回到家里,衣服都湿透了,有玩闹时出的汗,也有洒进衣服里的雪块儿。换掉衣服洗洗手,打开电视机,正好是每晚五点半播放大风车动画片。我一边嘻嘻哈哈地看电视,一边吃饭。吃的慢了,大人还会生气地威胁我要关掉电视。我就赶紧囫囵个的吞掉碗里的豆角啊,土豆白菜之类的饭菜,一抹嘴儿喊着:我吃完了!然后安静地去看电视。
有时,趁着擦黑儿前的一点亮光,爸爸会把家里的雪清扫出来,然后用铁锹铲到麻袋里,再一袋一袋地拖到外面去。我也会有模有样儿帮着干活儿,搬雪块儿,或者撑着袋子口。这时候爸爸就会很开心地说:我儿子已经长大了,也能帮我干活儿了呀!
我听了很受用,就会逞能似的更加卖力。即使小脸儿冻得像个红苹果,又红又硬,也会哈巴哈吧地跟着爸爸忙前忙后。
等到雪开始融化的时候,路面就会变得更加难走。街道上,胡同里,有雪水的地方都会结一层冰。每家儿的房檐屋脊上,都会挂着一串串冰溜子,也有人管那叫冰挂。冰溜子尖尖地很危险,如果掉下来砸到人就不得了了。

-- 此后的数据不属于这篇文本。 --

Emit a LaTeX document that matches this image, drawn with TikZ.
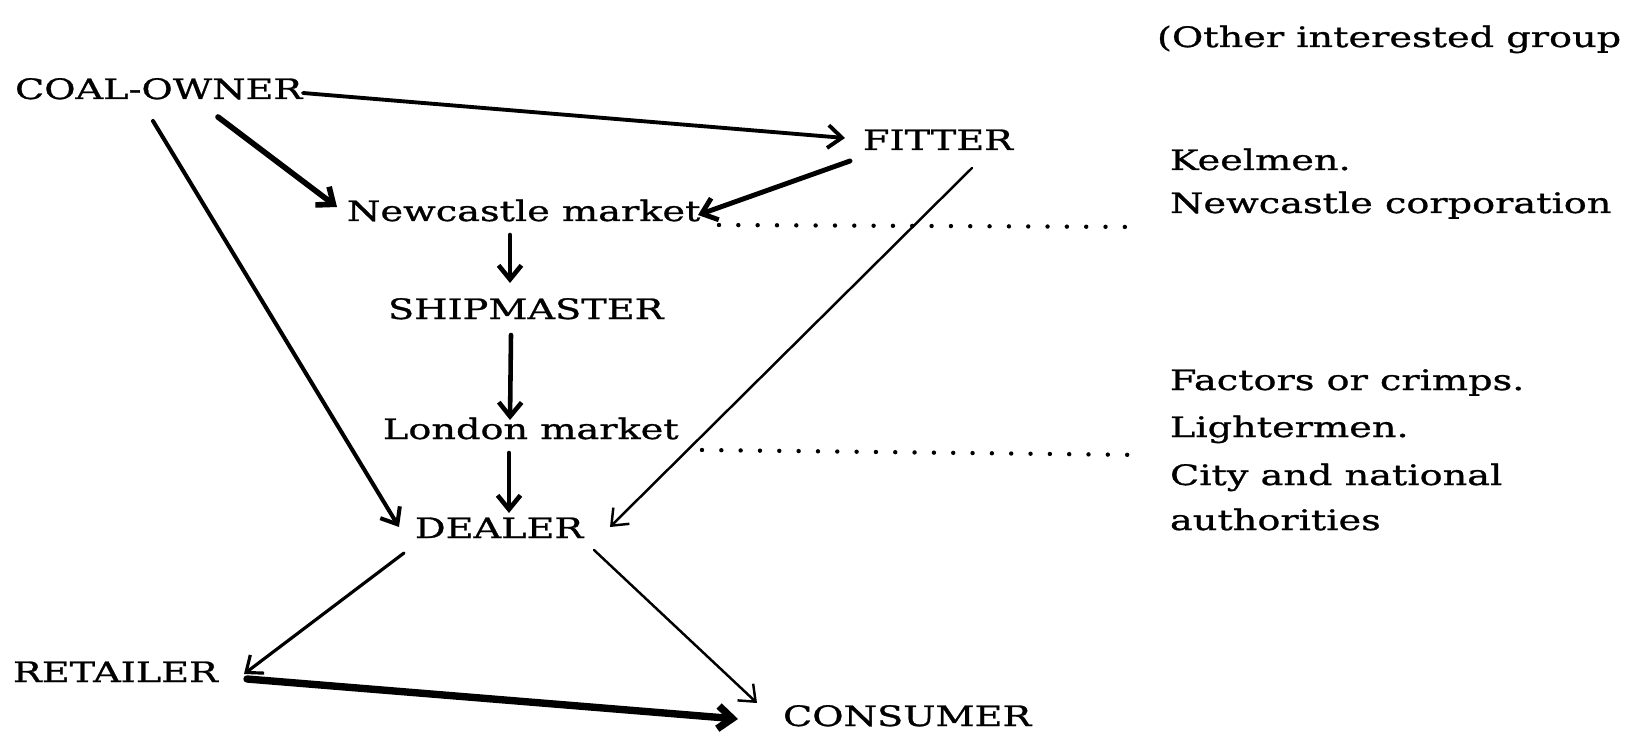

这个时候,好玩儿的就多了。孩子们会跑到已经冻结实的河面上玩,拿出大人给钉好的木爬犁滑着玩儿。还有木头做的冰嘎,又叫陀螺,用鞭子抽着玩儿。没有玩具的孩子,也会一段助跑,然后在冰面上打出溜滑。
小时候,爸爸给我做过很多玩具。小爬犁,冰嘎,木宝剑,还有过年提的小灯笼。年根儿底下,爸爸还会单独给我买几盒摔炮玩。
转眼间,又要过年了。而我也到了我小时候,爸爸的年纪。可爸爸,这会儿应该正在天上吧。